Fleet renewal was included in the 2011/2012 annual report. Specifically, the report stated that “By March 31, 2012, Transportation and Works will have advanced its vessel-replacement program with the delivery and design of new ferry vessels.” Footnote 27 The DTW constructed 2 new vessels in 2011, and the design work has been completed.
Other than annual refit periods and the provision of an alternate vessel that was taken out of service in the fall of 2012, the DTW had no other risk-mitigation strategies in place to manage the increased maintenance associated with an aging fleet. Operating an aging fleet without an adequate risk-mitigation strategy in place puts the vessels, the crew, the passengers, and the environment at risk.
Management of public pressure
Necessarily, the master of a vessel must have overriding authority to determine when the safety of the vessel, crew, passengers, and environment are at risk. This means that a master must be able to make complex decisions based on factual information available at the time. The master must also be aware of the status of all critical systems. The master’s decision about safety-related delays must be supported by shore management, regardless of operational demands or advertised schedules. On 30 May, the area manager supported both the master’s request for an electrical contractor and the master’s decision to continue to sail.
There is a fine balance between service provision and safety on passenger vessels. It is essential that management recognize the master’s role in complex safety-critical decisions, and appropriately balance public pressure with safety considerations, even when these decisions may temporarily compromise service.
A decision to take the vessel out of service to test the No. 2 generator would have had a certain negative outcome: a public backlash for the service delay, especially given that the Flanders was not in service. Complaints received by senior management would likely be relayed directly to the master and crew, as had been done in the past. In contrast, testing the No. 2 generator set en route had only the potential for a negative outcome. When public expectations are not effectively managed, they may adversely affect the ability of management and employees to make safety-critical decisions. Unmitigated public pressure played a role in keeping the Beaumont Hamel in service on 30 May while the electrical contractor was on board.
Crew fatigue is affected by work schedule, operational requirements, sleep quality, emergency requirements, and quality of accommodations where rest is obtained. Poor sleeping environments that do not provide adequate space or appropriate control of heating, cooling, and noise contribute to reduced sleep quality, and hence provide less recuperative rest.

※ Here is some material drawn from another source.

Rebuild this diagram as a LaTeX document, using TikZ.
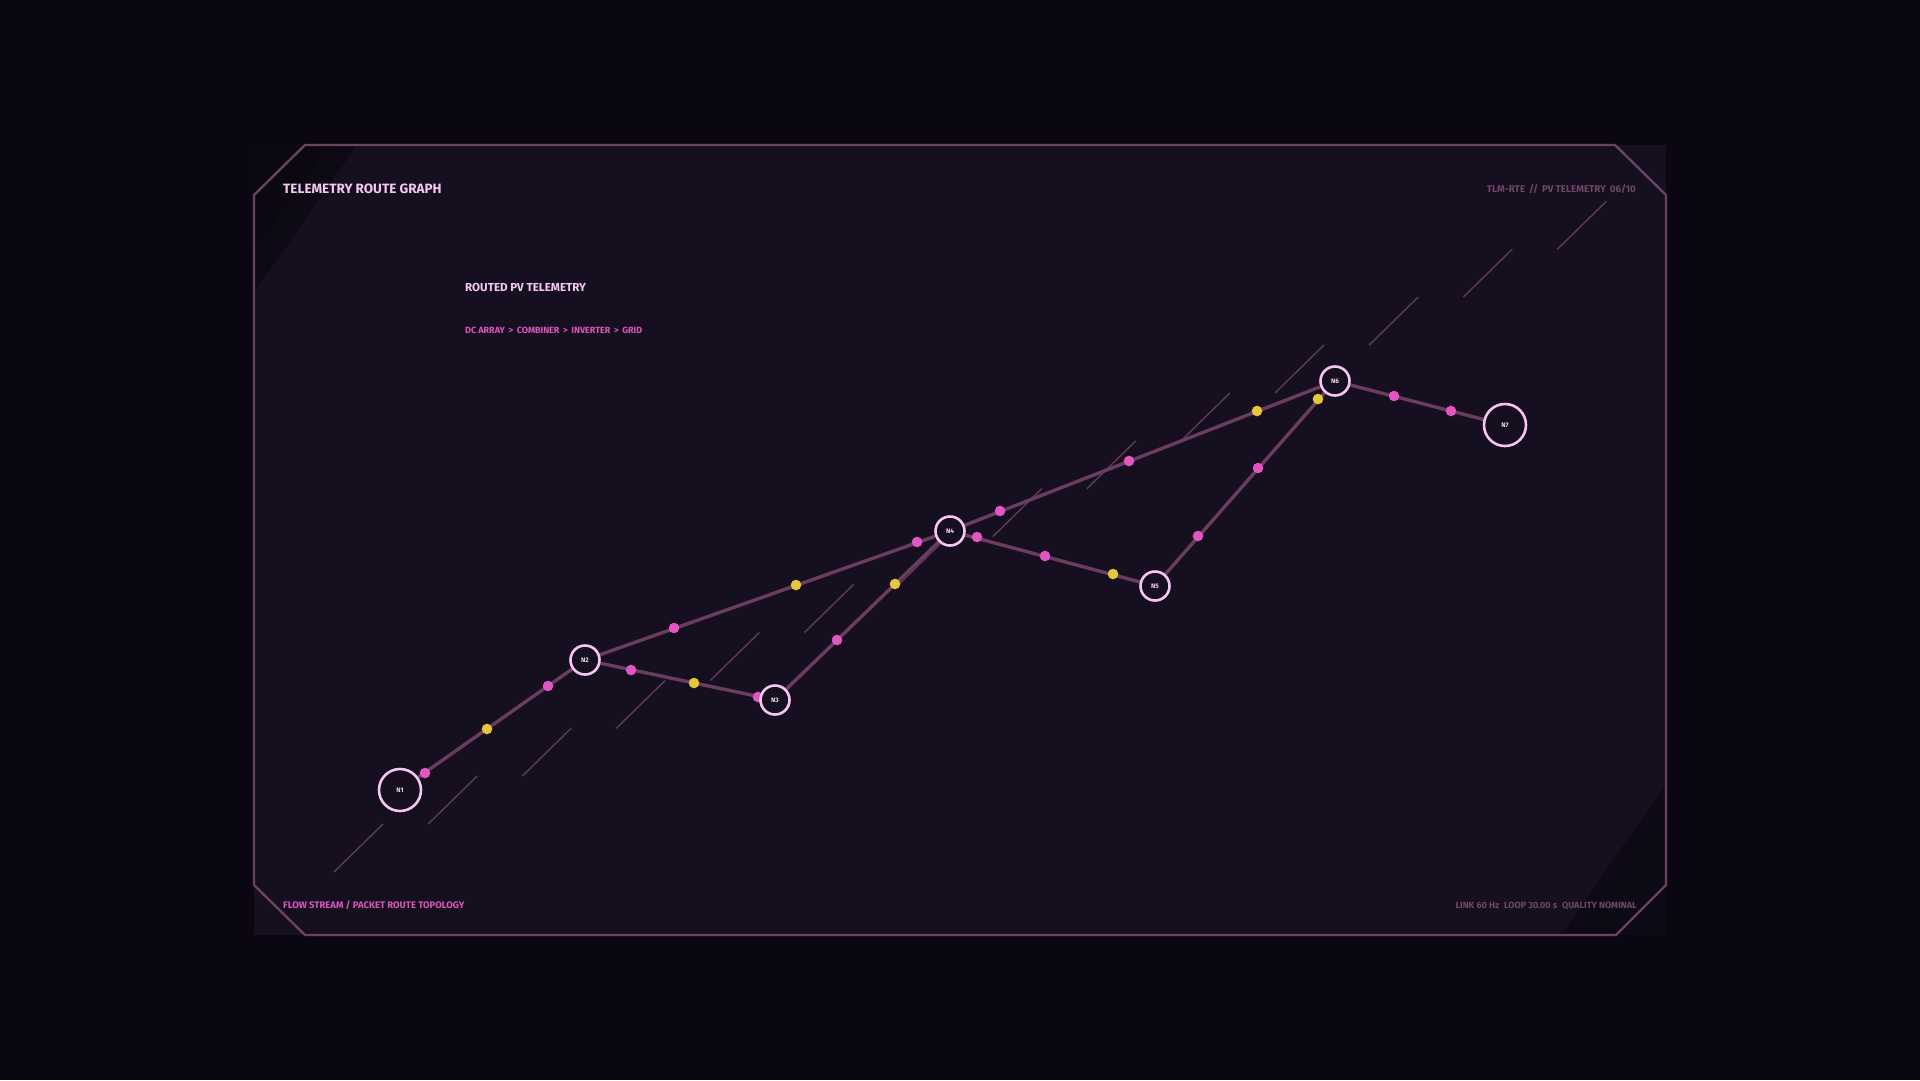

These factors must be mitigated by management, including by the master of the vessel.
The Beaumont Hamel crew members’ levels of fatigue were systematically increased at the end of their 1‑week shift as a result of accumulated sleep debt, despite the adjustments to the vessel’s work schedule. The mitigation strategies employed did not adequately address the risk of fatigue: they did not meet the minimum regulatory requirements, while the work schedule did not allow for sufficient restorative sleep, and the crew quarters did not facilitate restorative sleep. Fatigue-management plans that do not provide sufficient opportunity for restorative sleep increase the risk of reduced crew performance on a routine basis.

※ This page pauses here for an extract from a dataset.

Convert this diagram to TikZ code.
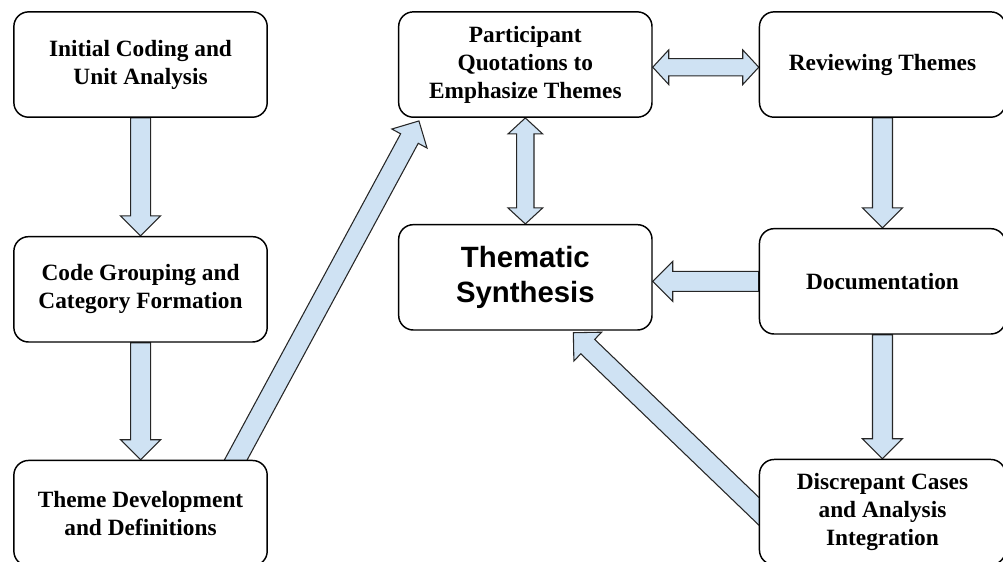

Since analysis of hazardous occurrences and near-misses is as significant for effective safety management as analysis of actual occurrences, there must be a method of encouraging and tracking reporting. Follow-up of hazardous-occurrence reports is required by the International Safety Management (ISM) code. While the SMS of the DTW is clear about reporting requirements, Footnote 28 no hazardous occurrence reports existed for the previous blackouts on the Beaumont Hamel. Without reports on these blackouts, crew and shore management were limited in their ability to identify trends that may have assisted in pinpointing the cause of the blackouts.
When hazardous occurrences and near misses are not reported, there is a risk that crew members, shore‑side management, and contractors may be limited in their ability to identify and analyze trends, predict maintenance, and continuously improve safety in order to prevent future accidents or incidents.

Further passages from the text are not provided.